Bandits with Stochastic Experts: Constant Regret, Empirical Experts and Episodes
Sharma, Nihal, Sen, Rajat, Basu, Soumya, Shanmugam, Karthikeyan, Shakkottai, Sanjay
–arXiv.org Artificial Intelligence
Recommendation systems for suggesting items to users are commonplace in online services such as marketplaces, content delivery platforms and ad placement systems. Such systems, over time, learn from user feedback, and improve their recommendations. An important caveat, however, is that both the distribution of user types and their respective preferences change over time, thus inducing changes in the optimal recommendation and requiring the system to periodically "reset" its learning. We consider systems with known change-points (aka episodes) in the distribution of user-features and preferences. Examples include seasonality in product recommendations where there are marked changes in interests based on time-of-year, or ad-placements based on time-of-day.

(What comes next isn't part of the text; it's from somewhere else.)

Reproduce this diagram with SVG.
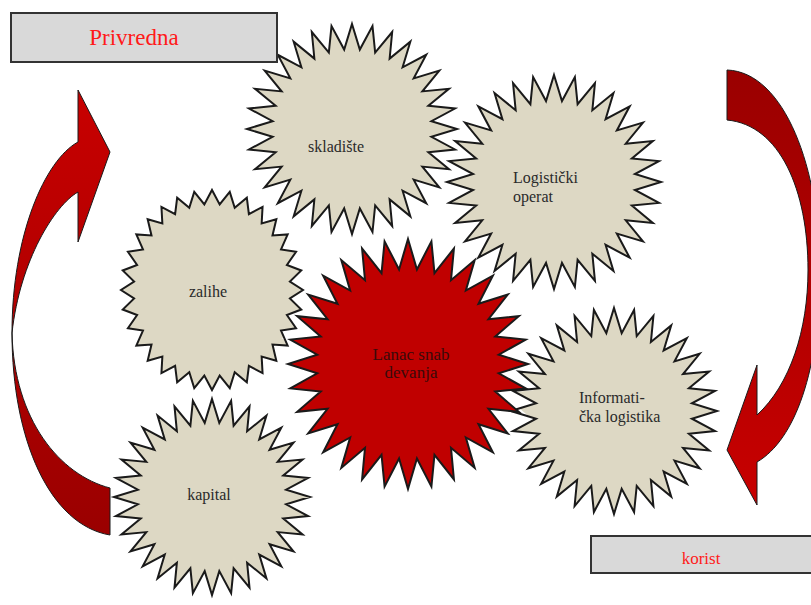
<svg xmlns="http://www.w3.org/2000/svg" xmlns:xlink="http://www.w3.org/1999/xlink" width="811" height="605" viewBox="0 0 811 605">
<style>
.gf{fill:#ddd8c4;stroke:none}
.go{fill:none;stroke:#1a1a1a;stroke-width:2}
.red{fill:#c00000;stroke:#1a1a1a;stroke-width:2}
.halo{fill:#ffffff;stroke:none}
.lbl{font-family:"Liberation Serif","Times New Roman",serif;font-size:16px;fill:#2a2a2a}
.box{fill:#d9d9d9;stroke:#333333;stroke-width:2}
.boxt{font-family:"Liberation Serif","Times New Roman",serif;fill:#ff1a1a;text-anchor:middle}
.arr{stroke:#1a1a1a;stroke-width:1}
</style>
<defs>
<polygon id="deep" vector-effect="non-scaling-stroke" points="0,-100 7.45,-75.63 19.51,-98.08 22.06,-72.73 38.27,-92.39 35.83,-67.03 55.56,-83.15 48.21,-58.75 70.71,-70.71 58.75,-48.21 83.15,-55.56 67.03,-35.83 92.39,-38.27 72.73,-22.06 98.08,-19.51 75.63,-7.45 100,0 75.63,7.45 98.08,19.51 72.73,22.06 92.39,38.27 67.03,35.83 83.15,55.56 58.75,48.21 70.71,70.71 48.21,58.75 55.56,83.15 35.83,67.03 38.27,92.39 22.06,72.73 19.51,98.08 7.45,75.63 0,100 -7.45,75.63 -19.51,98.08 -22.06,72.73 -38.27,92.39 -35.83,67.03 -55.56,83.15 -48.21,58.75 -70.71,70.71 -58.75,48.21 -83.15,55.56 -67.03,35.83 -92.39,38.27 -72.73,22.06 -98.08,19.51 -75.63,7.45 -100,0 -75.63,-7.45 -98.08,-19.51 -72.73,-22.06 -92.39,-38.27 -67.03,-35.83 -83.15,-55.56 -58.75,-48.21 -70.71,-70.71 -48.21,-58.75 -55.56,-83.15 -35.83,-67.03 -38.27,-92.39 -22.06,-72.73 -19.51,-98.08 -7.45,-75.63"/>
<polygon id="shallow" vector-effect="non-scaling-stroke" points="0,-100 8.43,-85.59 19.51,-98.08 24.96,-82.30 38.27,-92.39 40.54,-75.85 55.56,-83.15 54.56,-66.48 70.71,-70.71 66.48,-54.56 83.15,-55.56 75.85,-40.54 92.39,-38.27 82.30,-24.96 98.08,-19.51 85.59,-8.43 100,0 85.59,8.43 98.08,19.51 82.30,24.96 92.39,38.27 75.85,40.54 83.15,55.56 66.48,54.56 70.71,70.71 54.56,66.48 55.56,83.15 40.54,75.85 38.27,92.39 24.96,82.30 19.51,98.08 8.43,85.59 0,100 -8.43,85.59 -19.51,98.08 -24.96,82.30 -38.27,92.39 -40.54,75.85 -55.56,83.15 -54.56,66.48 -70.71,70.71 -66.48,54.56 -83.15,55.56 -75.85,40.54 -92.39,38.27 -82.30,24.96 -98.08,19.51 -85.59,8.43 -100,0 -85.59,-8.43 -98.08,-19.51 -82.30,-24.96 -92.39,-38.27 -75.85,-40.54 -83.15,-55.56 -66.48,-54.56 -70.71,-70.71 -54.56,-66.48 -55.56,-83.15 -40.54,-75.85 -38.27,-92.39 -24.96,-82.30 -19.51,-98.08 -8.43,-85.59"/>
<linearGradient id="gL" x1="0" y1="0" x2="0" y2="1"><stop offset="0" stop-color="#c80000"/><stop offset="1" stop-color="#9a0000"/></linearGradient>
<linearGradient id="gR" x1="0" y1="0" x2="0" y2="1"><stop offset="0" stop-color="#9a0000"/><stop offset="1" stop-color="#c80000"/></linearGradient>
</defs>
<rect width="811" height="605" fill="#ffffff"/>

<g id="node-zalihe">
<use href="#shallow" class="gf" transform="translate(212,290) scale(0.91,1.0)"/>
<text class="lbl" x="208" y="297" text-anchor="middle">zalihe</text>
</g>
<g id="node-skladiste">
<use href="#deep" class="gf" transform="translate(352,129) scale(1.05)"/>
<text class="lbl" x="336" y="152" text-anchor="middle">skladište</text>
</g>
<g id="node-logisticki">
<use href="#deep" class="gf" transform="translate(554,182) scale(1.07)"/>
<text class="lbl" x="513" y="183">Logistički</text>
<text class="lbl" x="513" y="202">operat</text>
</g>
<g id="node-kapital">
<use href="#deep" class="gf" transform="translate(212,497) scale(0.98)"/>
<text class="lbl" x="209" y="500" text-anchor="middle">kapital</text>
</g>
<g id="node-informaticka">
<use href="#deep" class="gf" transform="translate(614,411) scale(1.03)"/>
<text class="lbl" x="579" y="403">Informati-</text>
<text class="lbl" x="579" y="422">čka logistika</text>
</g>

<g id="halo">
<use href="#deep" class="halo" transform="translate(408,364) scale(1.29,1.33)"/>
</g>

<g id="gear-outlines">
<use href="#shallow" class="go" transform="translate(212,290) scale(0.91,1.0)"/>
<use href="#deep" class="go" transform="translate(352,129) scale(1.05)"/>
<use href="#deep" class="go" transform="translate(554,182) scale(1.07)"/>
<use href="#deep" class="go" transform="translate(212,497) scale(0.98)"/>
<use href="#deep" class="go" transform="translate(614,411) scale(1.03)"/>
</g>

<g id="node-lanac">
<use href="#deep" class="red" transform="translate(408,364) scale(1.2,1.25)"/>
<text class="lbl" x="411" y="360" text-anchor="middle" style="font-size:17px;fill:#3a0a0a">Lanac snab</text>
<text class="lbl" x="411" y="378" text-anchor="middle" style="font-size:17px;fill:#3a0a0a">devanja</text>
</g>

<g id="connectors">
<path class="arr" fill="url(#gL)" d="M110,535 C50,525 12,440 12,333 C12,235 45,160 78,142 L78,90 L110,152 L78,242 L78,192 C55,205 20,260 12,333 C14,420 60,475 110,488 Z"/>
<path class="arr" fill="url(#gR)" d="M727,70 C785,72 820,170 820,270 C820,370 795,440 757,462 L757,505 L727,450 L757,365 L757,415 C790,385 808,330 808,270 C808,190 780,125 727,120 Z"/>
</g>

<g id="node-privredna">
<rect class="box" x="11" y="13" width="266" height="49"/>
<text class="boxt" x="134" y="45" style="font-size:23px">Privredna</text>
</g>
<g id="node-korist">
<rect class="box" x="591" y="536" width="230" height="37"/>
<text class="boxt" x="701" y="564" style="font-size:17px">korist</text>
</g>
</svg>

While a baseline strategy would be to re-learn the recommendation algorithm in each episode, it is often advantageous to share some learning across episodes. Specifically, one often has access to (potentially, a very) large number of pre-trained recommendation algorithms (aka experts), and the goal then is to quickly determine (in an online manner) which expert is best suited to a specific episode.
arXiv.org Artificial Intelligence
Oct-27-2024